Compute Effective Reads with SQL and Python Streaming
Company: Meta
Role: Data Scientist
Category: Data Manipulation (SQL/Python)
Difficulty: Medium
Interview Round: Onsite
post_read_events
+----------+---------+-----------+---------+--------------------+---------------------+---------------------+
| event_id | user_id | session_id| post_id | watch_duration_sec | screen_coverage_pct | event_timestamp |
+----------+---------+-----------+---------+--------------------+---------------------+---------------------+
| 1 | 101 | s1 | 501 | 2.5 | 75 | 2023-06-01 10:00:01 |
| 2 | 101 | s1 | 501 | 3.0 | 80 | 2023-06-01 10:00:05 |
| 3 | 102 | s2 | 502 | 6.0 | 65 | 2023-06-01 10:01:09 |
| 4 | 101 | s3 | 503 | 1.5 | 90 | 2023-06-01 11:15:21 |
| 5 | 102 | s2 | 502 | 4.0 | 70 | 2023-06-01 10:02:15 |
+----------+---------+-----------+---------+--------------------+---------------------+---------------------+
##### Scenario
Event-level log of post impressions for a newsfeed; need to compute effective reads in batch (SQL) and in near-real-time (Python streaming).
##### Question
Write a SQL query that returns every post_id whose total watch_duration_sec across all views exceeds X seconds AND whose maximum screen_coverage_pct across those views exceeds Y.
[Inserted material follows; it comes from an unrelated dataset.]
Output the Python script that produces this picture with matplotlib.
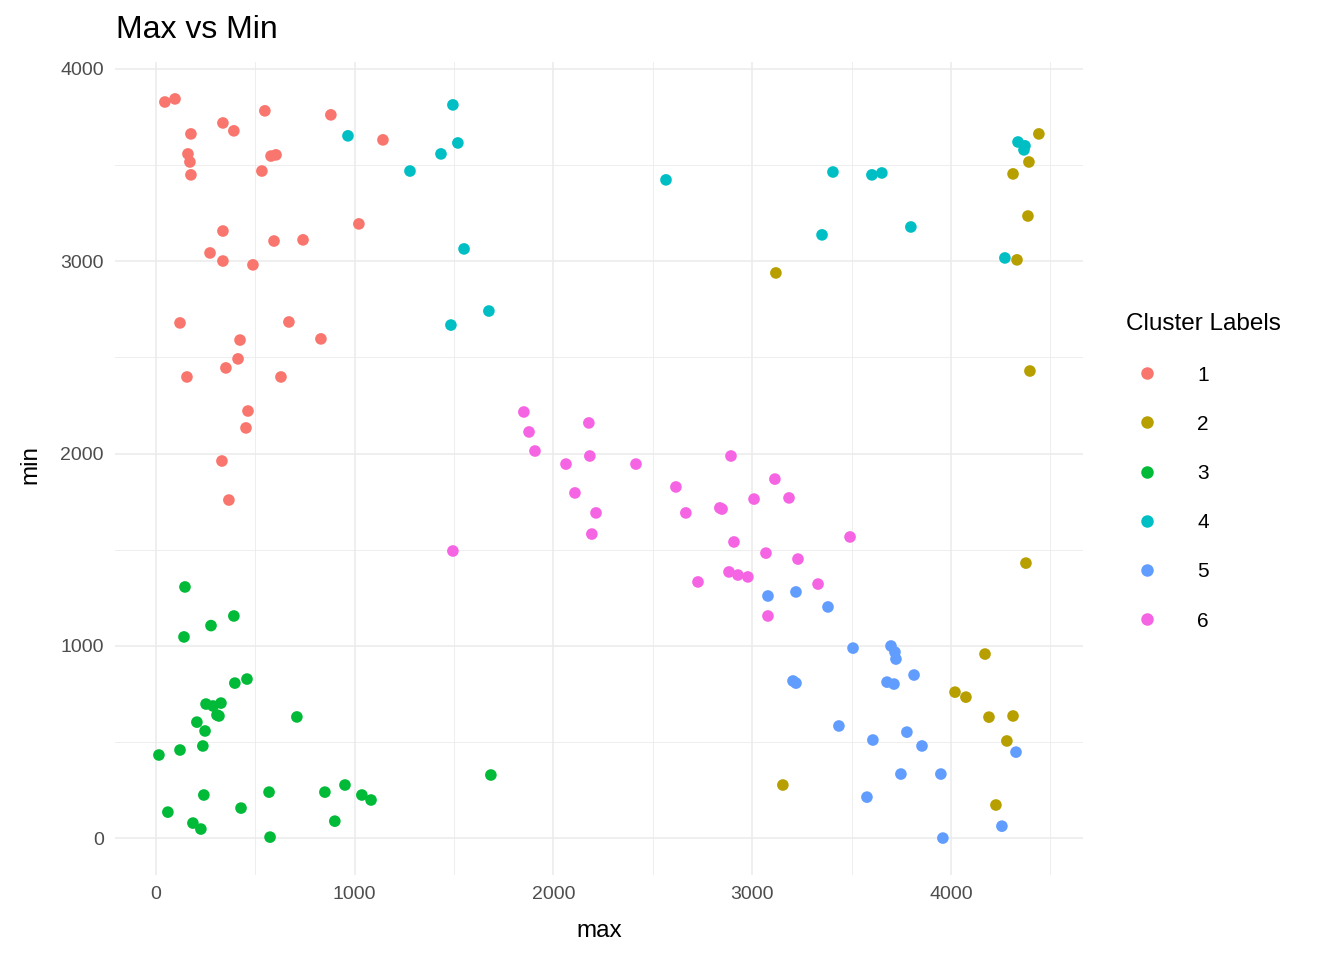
import matplotlib
matplotlib.use("Agg")
import matplotlib.pyplot as plt
from matplotlib.lines import Line2D

plt.rcParams['font.family'] = ['Liberation Sans', 'DejaVu Sans']

c1_x = [45,96,176,161,171,176,337,392,548,533,579,604,880,1142,337,337,272,488,594,740,1021,121,156,423,413,352,629,669,830,463,453,332,367]
c1_y = [3828,3844,3662,3558,3516,3449,3719,3678,3782,3469,3547,3553,3761,3631,3157,3001,3043,2981,3105,3111,3194,2679,2398,2590,2492,2445,2398,2684,2596,2221,2133,1961,1758]
c2_x = [4442,4392,4312,4387,4332,3119,4397,4377,4171,4020,4075,4191,4312,4281,4226,3154]
c2_y = [3662,3516,3454,3235,3007,2939,2429,1430,957,759,733,629,635,505,172,276]
c3_x = [15,60,121,146,141,186,226,277,206,241,236,247,252,287,307,317,327,392,397,458,574,569,428,709,850,900,951,1036,1082,1685]
c3_y = [432,135,458,1306,1046,78,47,1105,603,224,479,557,697,687,640,635,702,1155,806,827,5,239,156,630,239,88,276,224,198,328]
c4_x = [966,1494,1519,1434,1278,1550,1484,1675,2566,3351,3406,3602,3652,3798,4271,4337,4372,4367]
c4_y = [3652,3813,3615,3558,3469,3064,2668,2741,3423,3137,3464,3449,3459,3178,3017,3620,3600,3579]
c5_x = [3079,3220,3381,3205,3220,3507,3698,3718,3723,3678,3713,3814,3436,3607,3778,3854,3577,3748,3949,3959,4256,4327]
c5_y = [1259,1280,1202,817,806,988,999,967,931,811,801,848,583,510,551,479,213,333,333,0,62,447]
c6_x = [1851,1877,1907,2178,2183,2063,2108,2214,2193,2415,2616,2666,2727,2893,2837,2848,2908,2883,2928,2978,3009,3114,3185,3069,3230,3079,3331,3492,1494]
c6_y = [2216,2112,2013,2159,1987,1945,1795,1691,1581,1945,1826,1691,1332,1987,1717,1711,1540,1384,1368,1358,1763,1867,1769,1482,1451,1155,1321,1566,1493]

labels = ['1', '2', '3', '4', '5', '6']
colors = ['#F8766D', '#B79F00', '#00BA38', '#00BFC4', '#619CFF', '#F564E3']
xs = [c1_x, c2_x, c3_x, c4_x, c5_x, c6_x]
ys = [c1_y, c2_y, c3_y, c4_y, c5_y, c6_y]

fig = plt.figure(figsize=(13.44, 9.6), dpi=100)
ax = fig.add_axes([115/1344, 1-875/960, (1083-115)/1344, (875-62)/960])
for x, y, c in zip(xs, ys, colors):
    ax.scatter(x, y, s=70, color=c, edgecolors='none', zorder=3)

ax.set_xlim(-206, 4664)
ax.set_ylim(-192, 4036)
ax.set_xticks([0, 1000, 2000, 3000, 4000])
ax.set_yticks([0, 1000, 2000, 3000, 4000])
ax.set_xticks([500, 1500, 2500, 3500, 4500], minor=True)
ax.set_yticks([500, 1500, 2500, 3500], minor=True)
ax.grid(True, which='major', color='#EBEBEB', linewidth=1.1)
ax.grid(True, which='minor', color='#EBEBEB', linewidth=0.6)
ax.set_axisbelow(True)
for s in ax.spines.values():
    s.set_visible(False)
ax.tick_params(which='both', length=0, labelsize=14, labelcolor='#4D4D4D')
ax.tick_params(axis='x', pad=8)
ax.tick_params(axis='y', pad=8)

fig.text(116/1344, 1-30/960, 'Max vs Min', fontsize=23, va='center', ha='left')
fig.text(599/1344, 1-931/960, 'max', fontsize=17.5, va='center', ha='center')
fig.text(30/1344, 1-465/960, 'min', fontsize=17.5, va='center', ha='center', rotation=90)

handles = [Line2D([], [], marker='o', linestyle='none', markersize=9, color=c, markeredgewidth=0) for c in colors]
leg = fig.legend(handles, labels, title='Cluster Labels', loc='upper left',
                 bbox_to_anchor=(1118/1344, 1-305/960), frameon=False,
                 fontsize=15, title_fontsize=17.5, labelspacing=1.45,
                 handletextpad=1.4, borderaxespad=0)
leg._legend_box.align = 'left'

fig.savefig('out.png', dpi=100)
Using the same data consumed as a stream, write Python code that groups events into sessions (end a session if no event arrives for ≥30 s), then emits, for each session, the posts that satisfy the same effective-read criteria along with their total watch time and max screen coverage.
##### Hints
Window functions or GROUP BY for SQL; for Python, think generators, stateful dictionaries, and a session timeout watermark.
Quick Answer: This question evaluates proficiency in event-level data aggregation, sessionization, windowing, and stateful stream processing across SQL and Python, including computing aggregated metrics such as total watch duration and peak screen coverage.